Time to fence Snoqualmie’s big log? Barrier to block vandals at 400-year-old roadside attraction

The graffiti was only a few days old. “Charissa was here 1/18/11,” written in small, neat letters with permanent marker, was the newest marking on the surface of Snoqualmie’s 400-year-old Centennial Log. It was hardly the first and probably not the last to mar the once mighty, now vulnerable giant.

The graffiti was only a few days old. “Charissa was here 1/18/11,” written in small, neat letters with permanent marker, was the newest marking on the surface of Snoqualmie’s 400-year-old Centennial Log. It was hardly the first and probably not the last to mar the once mighty, now vulnerable giant.

Nearly every square inch of open surface on the mammoth block of fir in downtown Snoqualmie’s Railroad Park is covered with graffiti tags—most in English, many in Spanish, one in Chinese. The log, one of the most visited tourist sites in the city, gets a new tag almost every other day.

If Caycee Furulie has his way, these kinds of mementos will be a thing of the past.

A handyman and self-described “green beret” troubleshooter for the Snoqualmie Parks Department, Furulie sat on the big log as a child. Today he is its chief protector, and battling graffiti is his neverending task.

“It’s the most important attraction in town, next to the depot,” Furulie said. “Everybody that drives by has to get their picture taken.”

The problem is, too many people do more than just take photos. Some visitors climb into the eroding hollow of the log to get their own picture taken. Others throw rocks at the softening wood.

“Kids will climb in it,” said Snoqualmie historian Dave Battey. The bark of the tree, which can burn like coal, is loose in places, and “is too easy to take home with you.”

Most vandals just write their name and the date of their visit. The urge to mark it is something Furulie has never understood.

“I used to pull over and yell, ‘Hey, respect the log!’” Furulie said. Now, with so much writing on it, he wonders whether such confrontations do any good.

Furulie sanded and refinished the log seven years ago, cleaning it up so that visitors could see its rings.

“Now, it looks exactly like it did when I refinished it,” he said.

The city has asked him to give it the works once again.

“I don’t want to do that until we put some sort of protection around it,” Furulie said.

Faced with the unending graffiti and steady erosion through vandalism, Furulie’s department plans to fence off the tourism magnet with a spiked, wrought-iron fence.

The barrier will permanently ring the entire log and its antique carriage. Furulie is reviewing bids for the project, which range from $4,500 to $20,000.

Furulie said an ornate fence is in keeping with the exhibit.

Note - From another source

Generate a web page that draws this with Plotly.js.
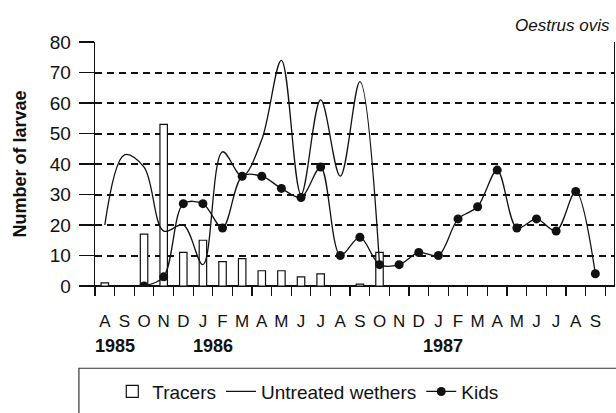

“It would remind me of going to a museum,” he said.

Tree’s history

A seedling in 1587, the original Centennial tree survived until the 1970s in a glade five miles north of the city.

Few such giants can be seen in the region today. Meadowbrook Farm, the space jointly preserved by the cities of Snoqualmie and North Bend, contains a huge cedar tree. Battey takes hikers to view another giant in the Asahel Curtis Nature Trail on Snoqualmie Pass.

Such trees must fight to reach their great size. They compete with shade-tolerant western red cedar, western hemlock and Sitka spruce. Eventually, some lucky fir trees win out and become giants. But time and gravity ultimately bring them down.

Surrounded by a logged forest, the tree that became the Centennial log was originally meant to be preserved in its native habitat. But then lightning struck the trunk and killed it, leaving a hundred-foot-tall snag.

According to former Snoqualmie Mayor Charles Peterson, foresters believed the dead tree posed a fire danger. A logging company took most of the trunk, but Peterson fought for a 26-foot-long, 39,000-pound section to be displayed at the entrance to the city.

Installed in 1977, the log was exposed to the elements until 1989, when a roof was added to protect it. By then, a lot of damage had already been done. The tree began rotting when it lost its top after being struck by lightning, and the decay was intensified by all the years in the rain.

Protected under its roof, lit by night, the log exhibit became a popular tourist attraction as well as a symbol of Snoqualmie’s fading logging industry. Battey said the log is a good compliment to the nearby Northwest Railway Museum, whose collection documents the region’s rail history.

Peterson, who was mayor when the log was brought to Snoqualmie, said the fence appears to be the best option.

“If we want to keep the log for any length of time, that’s the way to go,” he said. “I don’t know what else you can do. People just don’t respect property.”